With so much happenng in the U.S. and around the globe, it is easy to forget/ignore Peru's runoff Presidential election Sunday that is an ideological contest between leftist former Army officer Ollanta Humala and center right Keiko Fujimori, the daughter of the ex-President. Peru has one of the fastest growing economies in the world, largely due to the ex-President's policies, but there is still an all-too-big income disparityI agree with everything that my friend said, and she knows the territory.
If Humala wins it is important that the U.S. indicate its satisfaction with the process and avoid the hand wringing that I am afraid will follow. Humala may choose to follow in the path of Lula da Silva in Brazil. If forced, however, by an emotional U.S. reaction, he may well follow the Chavez path. Nervous markets may also commit an error that will affect Peru's economic growth and push it toward the left.
For me, one of the problems with our involvement in Afghanistan is that we lack the money, and more important, the energy, to be involved in our own neighborhood, the Western Hemisphere. Not militarily involved, but in terms of helping build economies, which, in turn, would ease our own problems, such as illegal immigration. As I will note in my penultimate blog post on the Mass Democratic Convention, at least one of the candidates for Junior Senator is aware of our failed war on drugs and what it does to us in terms of unrest in Latin America.
Regards — Cliff
1 comment:
I am not certain that our failure to turn our attention to South and Central American countries is a matter of money and/or national energy. I think that centuries old Monroe Doctrine philosophy and its evolving and disparate meanings have so poisoned the international America's well that we are in many cases simply "persona non grata." There is an ongoing suspicion and fear among many of the America's countries that our involvement in the affairs of South and Central American countries is totally self serving and a precursor to colonialism. Our dreadful record in re IranContra really left a vile taste in the mouths of many.

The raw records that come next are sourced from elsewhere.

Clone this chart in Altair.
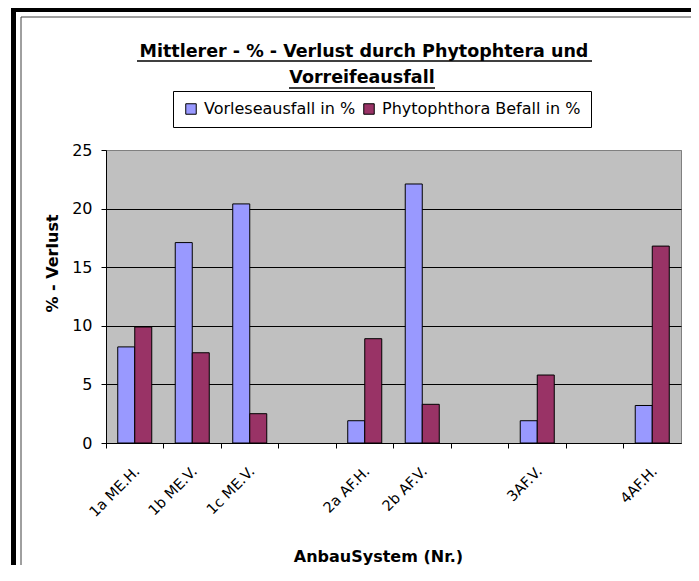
import altair as alt
import pandas as pd

# Category axis (blank slots are the empty groups in the original chart)
categories = ["1a ME.H.", "1b ME.V.", "1c ME.V.", "_1", "2a AF.H.", "2b AF.V.", "_2", "3AF.V.", "_3", "4AF.H."]
systems = ["1a ME.H.", "1b ME.V.", "1c ME.V.", "2a AF.H.", "2b AF.V.", "3AF.V.", "4AF.H."]
vorlese = [8.2, 17.1, 20.4, 1.9, 22.1, 1.9, 3.2]
phyto = [9.9, 7.7, 2.5, 8.9, 3.3, 5.8, 16.8]
series = ["Vorleseausfall in %", "Phytophthora Befall in %"]
colors = ["#9999FF", "#993366"]
y_ticks = [0, 5, 10, 15, 20, 25]
title_lines = ["Mittlerer - % - Verlust durch Phytophtera und", "Vorreifeausfall"]

rows = []
for s, v, p in zip(systems, vorlese, phyto):
    rows.append({"System": s, "Serie": series[0], "Wert": v})
    rows.append({"System": s, "Serie": series[1], "Wert": p})
df = pd.DataFrame(rows)

FONT = "DejaVu Sans"
W, H = 575, 293
PAD = {"left": 98, "top": 142, "right": 10, "bottom": 122}
RIGHT = W + PAD["right"]
BOTTOM = H + PAD["bottom"]

bars = alt.Chart(df).mark_bar(stroke="black", strokeWidth=1, opacity=1).encode(
    x=alt.X(
        "System:N",
        scale=alt.Scale(domain=categories, paddingInner=0, paddingOuter=0),
        axis=alt.Axis(
            title="AnbauSystem (Nr.)",
            bandPosition=0,
            labelAngle=315,
            labelAlign="right",
            labelBaseline="middle",
            labelOffset=3,
            labelPadding=21,
            labelExpr="indexof(datum.label, '_') == 0 ? '' : datum.label",
            labelFont=FONT,
            labelFontSize=14.5,
            labelColor="black",
            labelOverlap=False,
            labelBound=False,
            tickColor="black",
            tickSize=5,
            domainColor="black",
            grid=False,
            titleX=272,
            titleY=118,
            titleFont=FONT,
            titleFontSize=16,
            titleFontWeight="bold",
            titleColor="black",
            titleAlign="center",
            titleBaseline="alphabetic",
        ),
    ),
    xOffset=alt.XOffset("Serie:N", scale=alt.Scale(domain=series, paddingInner=0, paddingOuter=0.69)),
    y=alt.Y(
        "Wert:Q",
        scale=alt.Scale(domain=[0, 25], nice=False),
        axis=alt.Axis(
            title="% - Verlust",
            values=y_ticks,
            grid=True,
            gridColor={"condition": {"test": "datum.value === 25", "value": "#808080"}, "value": "black"},
            gridWidth=1,
            domainColor="black",
            tickColor="black",
            tickSize=5,
            labelPadding=9,
            labelFont=FONT,
            labelFontSize=16,
            labelColor="black",
            titleX=-54,
            titleY=113,
            titleAngle=270,
            titleAlign="center",
            titleBaseline="middle",
            titleFont=FONT,
            titleFontSize=16,
            titleFontWeight="bold",
            titleColor="black",
        ),
    ),
    color=alt.Color(
        "Serie:N",
        scale=alt.Scale(domain=series, range=colors),
        legend=alt.Legend(
            title=None,
            orient="none",
            legendX=67,
            legendY=-59,
            direction="horizontal",
            strokeColor="black",
            fillColor="white",
            padding=10,
            symbolType="square",
            symbolSize=110,
            symbolStrokeColor="black",
            symbolStrokeWidth=1,
            symbolOpacity=1,
            labelFont=FONT,
            labelFontSize=16,
            labelColor="black",
            labelOffset=5,
            labelLimit=400,
            columnPadding=5,
        ),
    ),
)

deco = alt.Data(values=[{"k": 1}])
thick_left = alt.Chart(deco).mark_rect(color="black").encode(
    x=alt.value(-95), x2=alt.value(-90), y=alt.value(-142), y2=alt.value(BOTTOM)
)
thick_top = alt.Chart(deco).mark_rect(color="black").encode(
    x=alt.value(-95), x2=alt.value(RIGHT), y=alt.value(-142), y2=alt.value(-138)
)
thin_left = alt.Chart(deco).mark_rule(color="#404040", strokeWidth=1).encode(
    x=alt.value(-85), y=alt.value(-133), y2=alt.value(BOTTOM)
)
thin_top = alt.Chart(deco).mark_rule(color="#404040", strokeWidth=1).encode(
    x=alt.value(-85), x2=alt.value(RIGHT), y=alt.value(-133)
)
title1 = alt.Chart(deco).mark_text(
    font=FONT, fontSize=17.5, fontWeight="bold", color="black", align="center", baseline="alphabetic"
).encode(x=alt.value(258), y=alt.value(-93), text=alt.value(title_lines[0]))
title2 = alt.Chart(deco).mark_text(
    font=FONT, fontSize=17.5, fontWeight="bold", color="black", align="center", baseline="alphabetic"
).encode(x=alt.value(256), y=alt.value(-67), text=alt.value(title_lines[1]))
underline1 = alt.Chart(deco).mark_rule(color="black", strokeWidth=1.5).encode(
    x=alt.value(31), x2=alt.value(486), y=alt.value(-89)
)
underline2 = alt.Chart(deco).mark_rule(color="black", strokeWidth=1.5).encode(
    x=alt.value(183), x2=alt.value(329), y=alt.value(-62)
)

chart = alt.layer(
    thin_left, thin_top, thick_left, thick_top, bars, title1, title2, underline1, underline2
).properties(
    width=W,
    height=H,
    autosize=alt.AutoSizeParams(type="none"),
    padding=PAD,
    background="white",
).configure_view(fill="#C0C0C0", stroke="#808080", strokeWidth=1)

chart.save("out.html", embed_options={"renderer": "svg", "actions": False})
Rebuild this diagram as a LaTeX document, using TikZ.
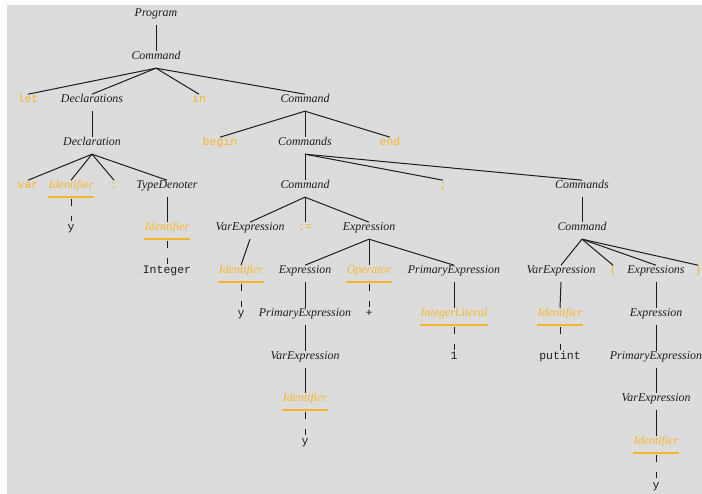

On a macro scale however, there are many and differing challenges for the US in dealing with the various nations in our southern hemisphere, many of them quite complex and very much open to various interpretations, many of which are erroneous in practice.
At the end of the day (sorry, a lazy use of a trite expression), it isn't about dealing with South America or Central America or even The Americas. It is about understanding with and relating to a bunch of very different nation states on an individual basis, and THAT will take some genuine interest and commitment. I don't think that there is either the political interest or will to do so.